I relate this, not because I think you're wrong, but to provide a living example of what can happen. Really, I find myself walking a fine line between wanting to improve, and not be one of the people who go to races "for fun", and avoiding the uber-competitive side, where results are more important than what I've done to get there.
Peeps were telling me that 5 x 1 mile at HM pace is too much (even with 2-min recoveries); cause I'm a noob or just not the kind of workout one does every week?
Really? That sounds like a nice workout to me. Maybe you got slower in the later reps or something?
It's hard to know what's right for other people--a good workout is sustainable over the long haul (unless it's a peaking workout) and accomplishes its function.
Ennay, the park is a good place to go once a week or so, but you have to be a King of Beasts to get in there every day and profit from it.
The Logic of Long Distance
Yeah, I tried it again today, but cut it to 4 reps. I was flaking a bit in the later reps (partly due to the weather and happening upon some uphills).
I think I get the same physiological benifit from doing 5 x 1200 @ HM pace, and less risk for injury than if I did 5 x mile at HM pace.
I think I'm not getting something. Aren't tempo runs somewhere between 10k and HM pace, and wouldn't those typically be 4-5 miles at least, depending on what you are training for? Or is a 5 x 1 mile harder than running 5 miles at tempo pace? This isn't arguing, just trying to understand.
mr train you are a pain, your words - they make me go insane
they strike my ever-thinking brain like little drops of acid rain
oh, to my life you are a bane; crazy, mixed up, mr train - r2e
Thats the one that I was doing fairly consistantly when things were going well. That and hill repeaters that were too long. And the 800's but I was taking longer rest. But then it takes me longer to do an 800 than it does you. How does that affect the rest?
Generally, the longer the interval, the shorter the rest. When I run 1000's, I usually jog 200m, which takes me about a minute. I'm not too strict on rest. It's vague, but you get into the rhythm of the workout and you know when you need to go.
Be ye ware of ThaThundah
I have never done a 4-5 mile tempo run at my HM pace. I doubt I could do it. My HM pace is 6:08, and for me to go out and run 4-5 miles of that during a regular training week would be a race effort. That is going to break me down more than build me up. Save the race efforts for the races.
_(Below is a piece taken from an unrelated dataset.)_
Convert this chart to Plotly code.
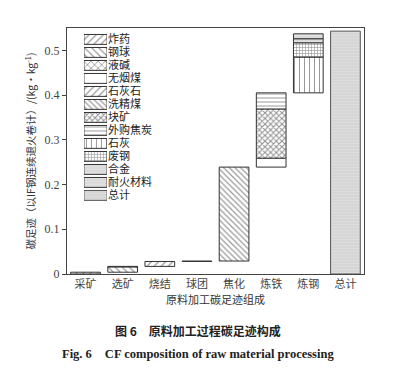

V2 is dead...there is only Thunder Classic. Same great taste as before.
4-5 miles at HM is not a race effort. 13.1 miles at HM is a race effort.
This was a good post and I'm sure you are right. And really, it's laughable to think that I'm results-focused and have achieved the results I have. Some of it might have to do with the knowledge that I've come to this relatively late in life, and I believe I have a shorter window (maybe 7-10 years) to achieve whatever it is I'm going to achieve before I inevitably begin to decline. You have good perspective, though.
I can understand this - maybe there's a difference in this stuff for the faster people and myself. My HM pace is 7:20 and I'm quite sure I can achieve this regularly on a 5 mile tempo or 5 x 1 mile without killing myself. I could run 6:08 for about 20 meters.
It has nothing to do with Thunder being faster and everything to do with the fact that Thunder doesn't run workouts.
I'm not sure about harder, but I find it to be of equal difficulty to run 5 mi at HM and 5 X 1 at HM.
It is the shock to the system that seems to occur for 1-2 minutes on the repeats that is always new. Staying at 5 mi for HM is usually easier past the first mile then rolls into something more comfortable (i.e. I'd prefer 5 miles at HM to 5 X1 at HM).
I think one thing I've learned about workouts is that the initial start is so much worse than the end and have to keep reminding myself that pace becomes comfortable, not begins comfortable.
So maybe pace isn't the best way to look at it. Maybe TT runs his HM at a higher effort level, and finds that effort level to be more draining, and thus he doesn't run at that effort level much in his training.
That sounds really awful to say, and I don't mean to be an EP about it. I can't figure out a different way to put it, though.
The King of Beasts
If you could run all your runs on terrain like PWP would you?
yes i would.
It doesn't sound awful - I thought the same thing. Then again, Jeff gave another perspective.